Another good example is how Marvel treats their "Ultimate" line and DC their "youth" books (such as Titans-related, including Teen Titans and Blue Beetle): no hardcover releases at all of one arc. You might get a big HC, as with the "Ultimate" line, that covers three or so trades; what a great idea! And Teen Titans? Those stories are great for younger readers, good hooks, but HC collections would be like putting a electrode on a gerbil's food pellet. The shock to the system (cost; a sense of...fiscal violation) conditions one not to do said action again.

The big hurdle for publishers is to realize that not every arc is worth putting out in such deluxe format.

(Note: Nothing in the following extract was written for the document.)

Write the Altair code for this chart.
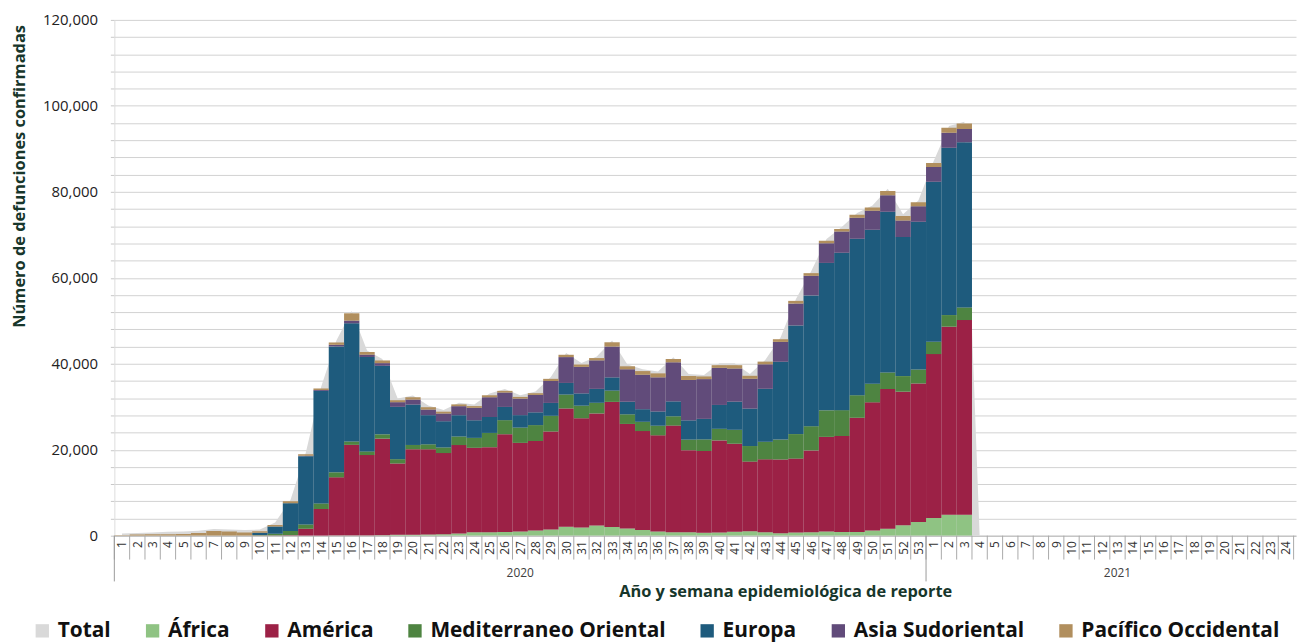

Most of the mainstream titles at the Big Two would see brisker trade sales in paperback (conjecture) if released when the HC normally came out. Save the HCs for omnibus-type collections, like Marvel did with the first two years of Brubaker's Captain America run, or DC currently is doing with Starman (six deluxe HCs covering the whole series plus supplemental material...released long after the trades). Enchance their impact.

Long run, this method will be better for the comic book industry: more titles out in cheaper formats sooner to create and hook readers with a steady supply of material that will make said readers more apt to purchase the higher-cost items in the future.

And by Odin's beard, get some the lead out and collect Dan Jurgens' Thor run!



-Hooper



*An argument can be made that comic book stores, specialty shops that bloomed into existence over the 1980s, grew beyond their means in the 1990s and that the eventual closing of more than half nationwide over the late 1990s (continuing through today) was a market adjustment. The newsstand market gave comic books the mass media status they've enjoyed since the 1930s, though the days of the spinner rack are long behind us.